As the Chinese were expressing concerns, bond investors were becoming more pessimistic. Bank of America Merrill Lynch Index data show Treasuries lost 4.5 percent during the first half of 2009 as Obama increased the pace of borrowing to help fund the $700 billion Troubled Asset Relief Program and the fiscal-stimulus package.
China has bought at least $80 billion of U.S. government debt each year since 2005, the same year it allowed the value of the yuan to move daily within a 0.3 percent trading band.
The currency appreciated 21 percent against the dollar between July 2005 and August 2008. The yuan’s 12-month non- deliverable forwards rose 1.1 percent to 6.6425 per dollar today in Hong Kong, data compiled by Bloomberg show. The contracts reflect bets the currency will appreciate 2.3 percent in the next year.
“If history’s any guide they will keep buying,” Nomura’s Goncalves said. “Global imbalances don’t turn on a dime. We don’t know how robust this recovery is. There are only so many places China can put its money.”

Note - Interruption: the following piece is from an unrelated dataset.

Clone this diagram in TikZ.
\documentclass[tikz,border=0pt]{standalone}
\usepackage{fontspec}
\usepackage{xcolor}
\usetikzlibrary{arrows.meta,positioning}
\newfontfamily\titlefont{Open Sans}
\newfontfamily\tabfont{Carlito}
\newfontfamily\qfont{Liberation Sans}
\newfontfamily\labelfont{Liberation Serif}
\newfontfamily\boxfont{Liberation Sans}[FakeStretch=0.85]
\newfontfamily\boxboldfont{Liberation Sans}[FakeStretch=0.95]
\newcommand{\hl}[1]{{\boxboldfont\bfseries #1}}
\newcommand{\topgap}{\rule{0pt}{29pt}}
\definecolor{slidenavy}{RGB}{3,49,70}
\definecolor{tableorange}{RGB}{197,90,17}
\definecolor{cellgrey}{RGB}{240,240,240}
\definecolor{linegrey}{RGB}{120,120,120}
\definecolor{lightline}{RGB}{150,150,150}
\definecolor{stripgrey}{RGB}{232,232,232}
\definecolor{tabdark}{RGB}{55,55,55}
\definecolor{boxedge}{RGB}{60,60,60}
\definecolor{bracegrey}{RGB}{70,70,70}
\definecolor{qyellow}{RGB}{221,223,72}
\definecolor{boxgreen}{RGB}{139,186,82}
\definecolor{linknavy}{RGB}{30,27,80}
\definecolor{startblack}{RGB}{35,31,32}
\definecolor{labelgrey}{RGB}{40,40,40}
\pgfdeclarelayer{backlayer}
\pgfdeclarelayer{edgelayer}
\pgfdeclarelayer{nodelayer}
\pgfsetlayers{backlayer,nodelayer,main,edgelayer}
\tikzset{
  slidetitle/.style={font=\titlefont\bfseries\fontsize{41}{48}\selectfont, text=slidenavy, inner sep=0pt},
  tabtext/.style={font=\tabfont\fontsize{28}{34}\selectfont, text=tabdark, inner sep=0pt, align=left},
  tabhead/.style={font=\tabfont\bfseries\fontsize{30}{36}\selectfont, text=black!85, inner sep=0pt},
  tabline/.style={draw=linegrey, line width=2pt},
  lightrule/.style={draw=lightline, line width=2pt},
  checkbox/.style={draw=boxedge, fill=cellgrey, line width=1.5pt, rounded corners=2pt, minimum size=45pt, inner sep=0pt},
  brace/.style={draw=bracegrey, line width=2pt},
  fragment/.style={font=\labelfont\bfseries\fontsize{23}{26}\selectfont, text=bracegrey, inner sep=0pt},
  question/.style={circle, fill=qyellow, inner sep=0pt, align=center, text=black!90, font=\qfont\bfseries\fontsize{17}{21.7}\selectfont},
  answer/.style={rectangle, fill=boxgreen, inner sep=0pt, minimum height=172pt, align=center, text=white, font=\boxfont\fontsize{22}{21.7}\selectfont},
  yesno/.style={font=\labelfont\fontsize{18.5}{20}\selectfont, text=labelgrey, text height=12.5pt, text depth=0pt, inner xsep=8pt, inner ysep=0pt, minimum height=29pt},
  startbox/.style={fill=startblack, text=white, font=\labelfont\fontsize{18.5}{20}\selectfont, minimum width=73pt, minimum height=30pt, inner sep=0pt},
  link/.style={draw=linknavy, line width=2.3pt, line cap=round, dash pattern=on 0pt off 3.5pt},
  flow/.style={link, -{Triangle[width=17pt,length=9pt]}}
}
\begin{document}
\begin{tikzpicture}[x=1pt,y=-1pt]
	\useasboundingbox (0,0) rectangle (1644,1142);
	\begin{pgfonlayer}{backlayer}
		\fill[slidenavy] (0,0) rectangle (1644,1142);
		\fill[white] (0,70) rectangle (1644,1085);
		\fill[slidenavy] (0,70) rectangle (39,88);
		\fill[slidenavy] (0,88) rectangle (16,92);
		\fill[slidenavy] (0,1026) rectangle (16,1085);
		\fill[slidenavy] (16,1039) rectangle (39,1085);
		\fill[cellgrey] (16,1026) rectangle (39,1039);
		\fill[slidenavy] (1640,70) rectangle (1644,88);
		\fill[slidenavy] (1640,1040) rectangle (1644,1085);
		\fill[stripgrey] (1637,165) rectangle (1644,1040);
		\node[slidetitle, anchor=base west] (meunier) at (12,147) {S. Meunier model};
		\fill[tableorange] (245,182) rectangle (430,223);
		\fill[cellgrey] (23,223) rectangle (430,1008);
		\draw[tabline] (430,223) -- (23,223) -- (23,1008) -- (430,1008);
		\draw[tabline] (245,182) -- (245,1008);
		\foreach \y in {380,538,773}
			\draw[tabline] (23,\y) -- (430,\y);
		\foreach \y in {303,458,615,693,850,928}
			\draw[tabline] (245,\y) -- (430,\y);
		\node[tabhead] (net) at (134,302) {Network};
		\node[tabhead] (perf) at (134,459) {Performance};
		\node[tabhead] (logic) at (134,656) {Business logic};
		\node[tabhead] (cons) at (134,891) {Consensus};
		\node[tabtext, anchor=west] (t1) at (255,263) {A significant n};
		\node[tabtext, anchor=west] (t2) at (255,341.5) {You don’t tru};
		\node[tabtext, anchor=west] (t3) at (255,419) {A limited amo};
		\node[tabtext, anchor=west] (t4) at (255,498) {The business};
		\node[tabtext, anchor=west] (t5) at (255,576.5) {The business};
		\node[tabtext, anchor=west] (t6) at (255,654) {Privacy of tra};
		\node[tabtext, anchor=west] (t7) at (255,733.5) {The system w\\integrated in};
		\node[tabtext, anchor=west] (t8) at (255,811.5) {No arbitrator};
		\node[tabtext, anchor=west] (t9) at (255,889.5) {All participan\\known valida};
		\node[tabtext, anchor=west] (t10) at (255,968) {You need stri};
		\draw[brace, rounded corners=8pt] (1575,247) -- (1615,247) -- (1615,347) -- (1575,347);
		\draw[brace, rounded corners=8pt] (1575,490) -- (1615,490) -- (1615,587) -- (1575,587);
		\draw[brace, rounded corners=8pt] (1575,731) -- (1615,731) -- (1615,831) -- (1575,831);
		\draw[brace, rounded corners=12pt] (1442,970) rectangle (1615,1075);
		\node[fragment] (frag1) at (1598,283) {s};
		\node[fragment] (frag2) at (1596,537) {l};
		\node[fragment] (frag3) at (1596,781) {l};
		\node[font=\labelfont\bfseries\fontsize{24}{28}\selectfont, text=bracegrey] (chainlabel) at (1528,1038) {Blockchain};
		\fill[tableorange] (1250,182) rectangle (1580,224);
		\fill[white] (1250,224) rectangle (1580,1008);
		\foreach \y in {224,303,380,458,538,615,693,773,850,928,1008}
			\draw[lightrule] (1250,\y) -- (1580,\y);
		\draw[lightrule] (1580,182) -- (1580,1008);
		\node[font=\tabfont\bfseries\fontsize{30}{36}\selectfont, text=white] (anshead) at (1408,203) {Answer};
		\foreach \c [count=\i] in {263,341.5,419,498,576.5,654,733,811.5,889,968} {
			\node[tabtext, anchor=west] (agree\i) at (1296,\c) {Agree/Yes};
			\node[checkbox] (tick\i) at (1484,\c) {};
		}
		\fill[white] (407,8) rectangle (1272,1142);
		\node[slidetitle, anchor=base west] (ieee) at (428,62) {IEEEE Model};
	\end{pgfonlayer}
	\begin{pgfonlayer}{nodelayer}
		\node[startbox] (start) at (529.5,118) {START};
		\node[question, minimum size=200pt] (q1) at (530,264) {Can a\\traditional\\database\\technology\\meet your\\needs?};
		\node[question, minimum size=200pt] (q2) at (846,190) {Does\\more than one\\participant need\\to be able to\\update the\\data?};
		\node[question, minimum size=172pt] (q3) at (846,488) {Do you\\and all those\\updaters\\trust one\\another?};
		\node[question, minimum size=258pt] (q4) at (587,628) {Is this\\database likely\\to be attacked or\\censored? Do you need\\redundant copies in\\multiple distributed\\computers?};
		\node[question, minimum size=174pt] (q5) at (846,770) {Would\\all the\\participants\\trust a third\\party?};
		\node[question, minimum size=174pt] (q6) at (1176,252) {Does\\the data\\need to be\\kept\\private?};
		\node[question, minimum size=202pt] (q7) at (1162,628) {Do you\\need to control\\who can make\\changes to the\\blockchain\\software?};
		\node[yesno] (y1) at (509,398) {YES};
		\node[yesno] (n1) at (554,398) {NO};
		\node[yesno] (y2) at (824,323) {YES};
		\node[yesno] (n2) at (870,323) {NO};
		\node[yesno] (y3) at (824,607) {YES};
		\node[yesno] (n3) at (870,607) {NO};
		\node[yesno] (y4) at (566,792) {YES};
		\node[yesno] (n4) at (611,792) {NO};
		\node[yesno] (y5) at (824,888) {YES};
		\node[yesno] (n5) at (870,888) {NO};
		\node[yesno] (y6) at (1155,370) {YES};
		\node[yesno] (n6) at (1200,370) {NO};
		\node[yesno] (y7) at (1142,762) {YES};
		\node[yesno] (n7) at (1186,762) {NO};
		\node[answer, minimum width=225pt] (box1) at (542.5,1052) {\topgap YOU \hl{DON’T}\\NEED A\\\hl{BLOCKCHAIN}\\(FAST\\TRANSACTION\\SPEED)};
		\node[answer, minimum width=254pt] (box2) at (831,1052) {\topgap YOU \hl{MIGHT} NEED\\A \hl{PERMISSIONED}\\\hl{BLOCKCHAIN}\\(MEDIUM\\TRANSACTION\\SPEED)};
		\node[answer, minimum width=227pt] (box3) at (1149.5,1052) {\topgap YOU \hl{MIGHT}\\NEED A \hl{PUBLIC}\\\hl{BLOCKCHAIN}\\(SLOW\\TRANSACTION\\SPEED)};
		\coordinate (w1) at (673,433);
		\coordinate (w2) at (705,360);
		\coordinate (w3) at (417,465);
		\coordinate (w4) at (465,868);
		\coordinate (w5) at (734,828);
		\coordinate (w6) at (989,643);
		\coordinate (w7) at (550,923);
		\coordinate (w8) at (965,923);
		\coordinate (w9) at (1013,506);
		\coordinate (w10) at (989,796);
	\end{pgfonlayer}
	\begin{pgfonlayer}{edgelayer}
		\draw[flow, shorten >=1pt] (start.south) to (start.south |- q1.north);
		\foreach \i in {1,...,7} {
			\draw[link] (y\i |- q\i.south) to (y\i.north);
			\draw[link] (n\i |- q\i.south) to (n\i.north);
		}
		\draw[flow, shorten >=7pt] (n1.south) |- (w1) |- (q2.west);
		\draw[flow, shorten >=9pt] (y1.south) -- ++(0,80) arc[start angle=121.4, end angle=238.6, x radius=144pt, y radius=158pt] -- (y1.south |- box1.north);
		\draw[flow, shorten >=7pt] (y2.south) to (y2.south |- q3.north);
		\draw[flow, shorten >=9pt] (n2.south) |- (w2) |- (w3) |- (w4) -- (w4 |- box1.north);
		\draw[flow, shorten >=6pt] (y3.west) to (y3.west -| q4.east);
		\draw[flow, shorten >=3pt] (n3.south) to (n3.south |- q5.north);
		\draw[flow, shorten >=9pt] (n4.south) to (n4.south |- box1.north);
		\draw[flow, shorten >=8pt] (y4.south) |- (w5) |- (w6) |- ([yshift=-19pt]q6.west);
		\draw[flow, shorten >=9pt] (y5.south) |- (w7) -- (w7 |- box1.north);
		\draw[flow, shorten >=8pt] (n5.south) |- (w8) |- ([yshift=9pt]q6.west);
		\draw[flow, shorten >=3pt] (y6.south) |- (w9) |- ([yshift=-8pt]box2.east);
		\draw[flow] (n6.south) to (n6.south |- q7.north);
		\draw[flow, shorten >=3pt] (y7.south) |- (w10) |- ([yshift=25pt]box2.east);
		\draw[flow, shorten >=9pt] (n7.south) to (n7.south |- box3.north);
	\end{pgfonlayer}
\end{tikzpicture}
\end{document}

In five of the last six years, China has made its largest purchases of U.S. debt in June, Treasury data show. The Treasury is selling $108 billion in two-, five- and seven-year notes over three days starting tomorrow.
“I don’t think it’s really in China’s economic interest to distance itself from its economic ties with the U.S.,” said Carl Lantz, head of interest-rate strategy in New York at primary dealer Credit Suisse Group AG. “We borrow pretty cheaply from them, we buy their goods. Our country, despite some of the turmoil, still offers deep and liquid capital markets.”